In an interview with Forbes, Ryan Smith and SAP CEO Bill McDermott “said they’d gotten to know
each other more closely over recent weeks, even as Smith pursued a road show he says was 13x over-subscribed. The two shared mutual customers such as Under Armour. The potential synergies between the
company -- Qualtrics focusing on experience data, SAP on operational data -- made working together an easy prospect, says Smith,” Alex Konrad writes.

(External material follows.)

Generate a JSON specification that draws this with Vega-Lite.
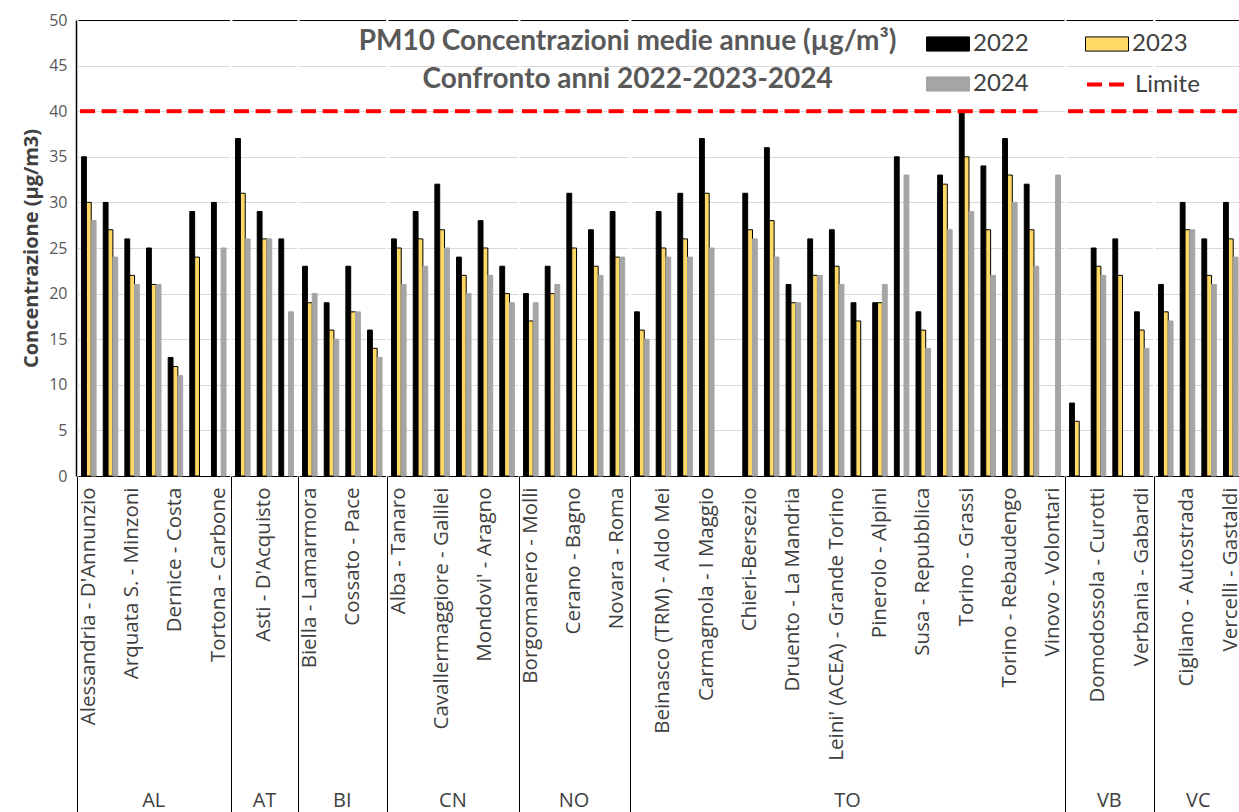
{
  "$schema": "https://vega.github.io/schema/vega-lite/v6.json",
  "padding": {"left": 21, "top": 12, "right": 0, "bottom": 0},
  "background": "white",
  "title": {
    "text": ["PM10 Concentrazioni medie annue (µg/m³)", "Confronto anni 2022-2023-2024"],
    "orient": "top", "anchor": "middle", "frame": "bounds", "offset": -82, "dx": -4,
    "font": "Lato", "fontSize": 28, "fontWeight": "bold", "color": "#595959", "lineHeight": 38
  },
  "data": {"values": [
    {"order": 1, "prov": "AL", "station": "Alessandria - D'Annunzio", "2022": 35, "2023": 30, "2024": 28, "limit": 40},
    {"order": 2, "prov": "AL", "station": "Alessandria - Volta", "2022": 30, "2023": 27, "2024": 24, "limit": 40},
    {"order": 3, "prov": "AL", "station": "Arquata S. - Minzoni", "2022": 26, "2023": 22, "2024": 21, "limit": 40},
    {"order": 4, "prov": "AL", "station": "Casale M. - Castello", "2022": 25, "2023": 21, "2024": 21, "limit": 40},
    {"order": 5, "prov": "AL", "station": "Dernice - Costa", "2022": 13, "2023": 12, "2024": 11, "limit": 40},
    {"order": 6, "prov": "AL", "station": "Novi Ligure - Gobetti", "2022": 29, "2023": 24, "2024": null, "limit": 40},
    {"order": 7, "prov": "AL", "station": "Tortona - Carbone", "2022": 30, "2023": null, "2024": 25, "limit": 40},
    {"order": 8, "prov": "AT", "station": "Asti - Baussano", "2022": 37, "2023": 31, "2024": 26, "limit": 40},
    {"order": 9, "prov": "AT", "station": "Asti - D'Acquisto", "2022": 29, "2023": 26, "2024": 26, "limit": 40},
    {"order": 10, "prov": "AT", "station": "Vinchio - San Michele", "2022": 26, "2023": null, "2024": 18, "limit": 40},
    {"order": 11, "prov": "BI", "station": "Biella - Lamarmora", "2022": 23, "2023": 19, "2024": 20, "limit": 40},
    {"order": 12, "prov": "BI", "station": "Biella - Sturzo", "2022": 19, "2023": 16, "2024": 15, "limit": 40},
    {"order": 13, "prov": "BI", "station": "Cossato - Pace", "2022": 23, "2023": 18, "2024": 18, "limit": 40},
    {"order": 14, "prov": "BI", "station": "Trivero - Ponzone", "2022": 16, "2023": 14, "2024": 13, "limit": 40},
    {"order": 15, "prov": "CN", "station": "Alba - Tanaro", "2022": 26, "2023": 25, "2024": 21, "limit": 40},
    {"order": 16, "prov": "CN", "station": "Bra - Madonna Fiori", "2022": 29, "2023": 26, "2024": 23, "limit": 40},
    {"order": 17, "prov": "CN", "station": "Cavallermaggiore - Galilei", "2022": 32, "2023": 27, "2024": 25, "limit": 40},
    {"order": 18, "prov": "CN", "station": "Cuneo - Alpini", "2022": 24, "2023": 22, "2024": 20, "limit": 40},
    {"order": 19, "prov": "CN", "station": "Mondovi' - Aragno", "2022": 28, "2023": 25, "2024": 22, "limit": 40},
    {"order": 20, "prov": "CN", "station": "Saliceto - Moizo", "2022": 23, "2023": 20, "2024": 19, "limit": 40},
    {"order": 21, "prov": "NO", "station": "Borgomanero - Molli", "2022": 20, "2023": 17, "2024": 19, "limit": 40},
    {"order": 22, "prov": "NO", "station": "Castelletto Ticino - Roma", "2022": 23, "2023": 20, "2024": 21, "limit": 40},
    {"order": 23, "prov": "NO", "station": "Cerano - Bagno", "2022": 31, "2023": 25, "2024": null, "limit": 40},
    {"order": 24, "prov": "NO", "station": "Galliate - Monte Nero", "2022": 27, "2023": 23, "2024": 22, "limit": 40},
    {"order": 25, "prov": "NO", "station": "Novara - Roma", "2022": 29, "2023": 24, "2024": 24, "limit": 40},
    {"order": 26, "prov": "TO", "station": "Baldissero (ACEA) - Parco", "2022": 18, "2023": 16, "2024": 15, "limit": 40},
    {"order": 27, "prov": "TO", "station": "Beinasco (TRM) - Aldo Mei", "2022": 29, "2023": 25, "2024": 24, "limit": 40},
    {"order": 28, "prov": "TO", "station": "Borgaro T. - Caduti", "2022": 31, "2023": 26, "2024": 24, "limit": 40},
    {"order": 29, "prov": "TO", "station": "Carmagnola - I Maggio", "2022": 37, "2023": 31, "2024": 25, "limit": 40},
    {"order": 30, "prov": "TO", "station": "Ceresole Reale - Diga", "2022": null, "2023": null, "2024": null, "limit": 40},
    {"order": 31, "prov": "TO", "station": "Chieri-Bersezio", "2022": 31, "2023": 27, "2024": 26, "limit": 40},
    {"order": 32, "prov": "TO", "station": "Collegno - Francia", "2022": 36, "2023": 28, "2024": 24, "limit": 40},
    {"order": 33, "prov": "TO", "station": "Druento - La Mandria", "2022": 21, "2023": 19, "2024": 19, "limit": 40},
    {"order": 34, "prov": "TO", "station": "Ivrea - Liberazione", "2022": 26, "2023": 22, "2024": 22, "limit": 40},
    {"order": 35, "prov": "TO", "station": "Leini' (ACEA) - Grande Torino", "2022": 27, "2023": 23, "2024": 21, "limit": 40},
    {"order": 36, "prov": "TO", "station": "Orbassano - Gozzano", "2022": 19, "2023": 17, "2024": null, "limit": 40},
    {"order": 37, "prov": "TO", "station": "Pinerolo - Alpini", "2022": 19, "2023": 19, "2024": 21, "limit": 40},
    {"order": 38, "prov": "TO", "station": "Settimo T. - Vivaldi", "2022": 35, "2023": null, "2024": 33, "limit": 40},
    {"order": 39, "prov": "TO", "station": "Susa - Repubblica", "2022": 18, "2023": 16, "2024": 14, "limit": 40},
    {"order": 40, "prov": "TO", "station": "Torino - Consolata", "2022": 33, "2023": 32, "2024": 27, "limit": 40},
    {"order": 41, "prov": "TO", "station": "Torino - Grassi", "2022": 40, "2023": 35, "2024": 29, "limit": 40},
    {"order": 42, "prov": "TO", "station": "Torino - Lingotto", "2022": 34, "2023": 27, "2024": 22, "limit": 40},
    {"order": 43, "prov": "TO", "station": "Torino - Rebaudengo", "2022": 37, "2023": 33, "2024": 30, "limit": 40},
    {"order": 44, "prov": "TO", "station": "Torino - Rubino", "2022": 32, "2023": 27, "2024": 23, "limit": 40},
    {"order": 45, "prov": "TO", "station": "Vinovo - Volontari", "2022": null, "2023": null, "2024": 33, "limit": null},
    {"order": 46, "prov": "VB", "station": "Cossogno - Val Grande", "2022": 8, "2023": 6, "2024": null, "limit": 40},
    {"order": 47, "prov": "VB", "station": "Domodossola - Curotti", "2022": 25, "2023": 23, "2024": 22, "limit": 40},
    {"order": 48, "prov": "VB", "station": "Pieve Vergonte - Industria", "2022": 26, "2023": 22, "2024": null, "limit": 40},
    {"order": 49, "prov": "VB", "station": "Verbania - Gabardi", "2022": 18, "2023": 16, "2024": 14, "limit": 40},
    {"order": 50, "prov": "VC", "station": "Borgosesia - Tonella", "2022": 21, "2023": 18, "2024": 17, "limit": 40},
    {"order": 51, "prov": "VC", "station": "Cigliano - Autostrada", "2022": 30, "2023": 27, "2024": 27, "limit": 40},
    {"order": 52, "prov": "VC", "station": "Vercelli - CONI", "2022": 26, "2023": 22, "2024": 21, "limit": 40},
    {"order": 53, "prov": "VC", "station": "Vercelli - Gastaldi", "2022": 30, "2023": 26, "2024": 24, "limit": 40}
  ]},
  "facet": {
    "column": {
      "field": "prov", "type": "nominal",
      "header": {"title": null, "labelOrient": "bottom", "labelFont": "Open Sans", "labelFontSize": 20, "labelColor": "#404040", "labelPadding": -22}
    }
  },
  "spacing": 0,
  "resolve": {"scale": {"x": "independent"}},
  "spec": {
    "width": {"step": 21.65, "for": "position"},
    "height": 456,
    "layer": [
      {
        "transform": [
          {"fold": ["2022", "2023", "2024"], "as": ["year", "value"]},
          {"filter": "datum.value != null"}
        ],
        "mark": {"type": "bar", "strokeWidth": 1},
        "encoding": {
          "x": {
            "field": "station", "type": "nominal", "sort": {"field": "order"},
            "scale": {"paddingInner": 0.33, "paddingOuter": 0.165},
            "axis": {
              "title": null, "grid": false, "labelAngle": -90,
              "labelFont": "Open Sans", "labelFontSize": 20.5, "labelColor": "#404040",
              "labelLimit": 400, "labelOverlap": false, "labelBound": false,
              "labelExpr": "indexof(['Alessandria - Volta','Casale M. - Castello','Novi Ligure - Gobetti','Asti - Baussano','Vinchio - San Michele','Biella - Sturzo','Trivero - Ponzone','Bra - Madonna Fiori','Cuneo - Alpini','Saliceto - Moizo','Castelletto Ticino - Roma','Galliate - Monte Nero','Baldissero (ACEA) - Parco','Borgaro T. - Caduti','Ceresole Reale - Diga','Collegno - Francia','Ivrea - Liberazione','Orbassano - Gozzano','Settimo T. - Vivaldi','Torino - Consolata','Torino - Lingotto','Torino - Rubino','Cossogno - Val Grande','Pieve Vergonte - Industria','Borgosesia - Tonella','Vercelli - CONI'], datum.value) >= 0 ? '' : datum.value",
              "domainColor": "#000000", "domainWidth": 1,
              "bandPosition": -0.2463,
              "ticks": true, "tickSize": 336, "tickWidth": 1,
              "tickColor": {"condition": {"test": "datum.index === 0", "value": "#000000"}, "value": "transparent"},
              "labelPadding": -325
            }
          },
          "xOffset": {
            "field": "year", "type": "nominal",
            "scale": {"domain": ["2022", "2023", "2024"], "range": [0, 14.5], "paddingInner": 0, "paddingOuter": 0}
          },
          "y": {
            "field": "value", "type": "quantitative",
            "scale": {"domain": [0, 50], "nice": false},
            "axis": {
              "title": "Concentrazione (µg/m3)", "titleFont": "Open Sans", "titleFontWeight": "bold",
              "titleFontSize": 20, "titleColor": "#404040", "titlePadding": 7,
              "labelFont": "Open Sans", "labelFontSize": 16, "labelColor": "#595959", "labelPadding": 9,
              "values": [0, 5, 10, 15, 20, 25, 30, 35, 40, 45, 50],
              "ticks": false, "domainColor": "#000000", "domainWidth": 1.5,
              "gridColor": {"condition": {"test": "datum.value === 50", "value": "#000000"}, "value": "#D9D9D9"},
              "gridWidth": 1
            }
          },
          "fill": {
            "field": "year", "type": "nominal",
            "scale": {"domain": ["2022", "2023", "2024"], "range": ["#000000", "#FFD966", "#A5A5A5"]},
            "legend": {
              "title": null, "orient": "none", "legendX": 848, "legendY": 2,
              "direction": "horizontal", "columns": 2, "columnPadding": 54, "rowPadding": 6,
              "symbolType": "M-1,-0.33H1V0.33H-1Z", "symbolSize": 1849, "symbolStrokeWidth": 1,
              "labelFont": "Lato", "labelFontSize": 24, "labelColor": "#404040", "labelOffset": 3,
              "encode": {"symbols": {"update": {"stroke": {"signal": "datum.label === '2023' ? '#000000' : 'transparent'"}}}}
            }
          },
          "stroke": {
            "field": "year", "type": "nominal",
            "scale": {"domain": ["2022", "2023", "2024"], "range": ["#000000", "#000000", "#A5A5A5"]},
            "legend": null
          }
        }
      },
      {
        "transform": [{"filter": "datum.limit != null"}],
        "mark": {"type": "rule", "color": "#FF0000", "strokeWidth": 4},
        "encoding": {
          "x": {"field": "station", "type": "nominal", "sort": {"field": "order"}, "bandPosition": -0.109},
          "x2": {"field": "station", "bandPosition": 1.109},
          "y": {"field": "limit", "type": "quantitative"},
          "strokeDash": {
            "datum": "Limite", "type": "nominal",
            "scale": {"domain": ["Limite"], "range": [[15, 7]]},
            "legend": {
              "title": null, "orient": "none", "legendX": 1007, "legendY": 41,
              "symbolSize": 1849, "symbolStrokeColor": "#FF0000", "symbolStrokeWidth": 4,
              "labelFont": "Lato", "labelFontSize": 24, "labelColor": "#404040", "labelOffset": 3
            }
          }
        }
      }
    ]
  },
  "config": {"view": {"stroke": null}}
}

“I feel more at peace about this than going public,” Smith tells Konrad. “We didn't need to go public. We had no investor pressure, no financial pressure, and we had no employee pressure. We were going public for the sole reason of creating the category. And nothing is bigger for that than this combination. It would take 10 years to do what we are going to do tomorrow.”
“Smith is something of a fixture in a Utah startup scene that encompasses Ancestry.com, Insidesales.com and recently listed Domo Inc. His ardor for the Beehive State means Qualtrics is a supporter of such events as the Silicon Slopes Utah conference, which showcases local companies as well as the region’s snowboarding and skiing,” writeBloomberg’s Alex Barinka and Mark Milian.
“You do not forget your first meeting with Ryan Smith,” Sequoia Capital partner Bryan Schreier wrote in a blog post, they report. “A go-to-market savant, Ryan complements his brother’s understated-engineer mindset. But they, their father Scott, and their co-founder Stuart, clearly have a shared set of values.”
Making money is one of them.
“Qualtrics turned a slight profit over the first nine months of 2018, and also claims to have been cash-flow positive for each of its 16 years,” Axios’ Dan Primack reports. “It had raised around $450 million in VC funding, most recently at a $2.5 billion valuation, from firms like Accel, Insight Venture Partners, and Sequoia Capital.”
“SAP is counting on the deal to bolster it in the customer-relationship management software business, or CRM, where Salesforce.com Inc. has the lead,” write Jay Greene and Rolfe Winkler for the Wall Street Journal.
“The company intends to weave in the analytics capabilities of Qualtrics -- which offers surveys that companies can use to gauge customer feedback -- to help future product design as well as marketing efforts, SAP chief executive Bill McDermott said in an interview,” they add. “Right now, Salesforce is two to three times as large as SAP in the CRM market, said Stifel Nicolaus & Co. analyst Brad Reback.”
The deal, which has been approved by both companies’ boards, should close early next year.
“Qualtrics is expected to maintain its leadership, personnel, branding and culture, operating as an entity within SAP’s Cloud Business Group,” according to the companies. Ryan Smith will continue as chief executive with dual headquarters in Provo and Seattle, Wash.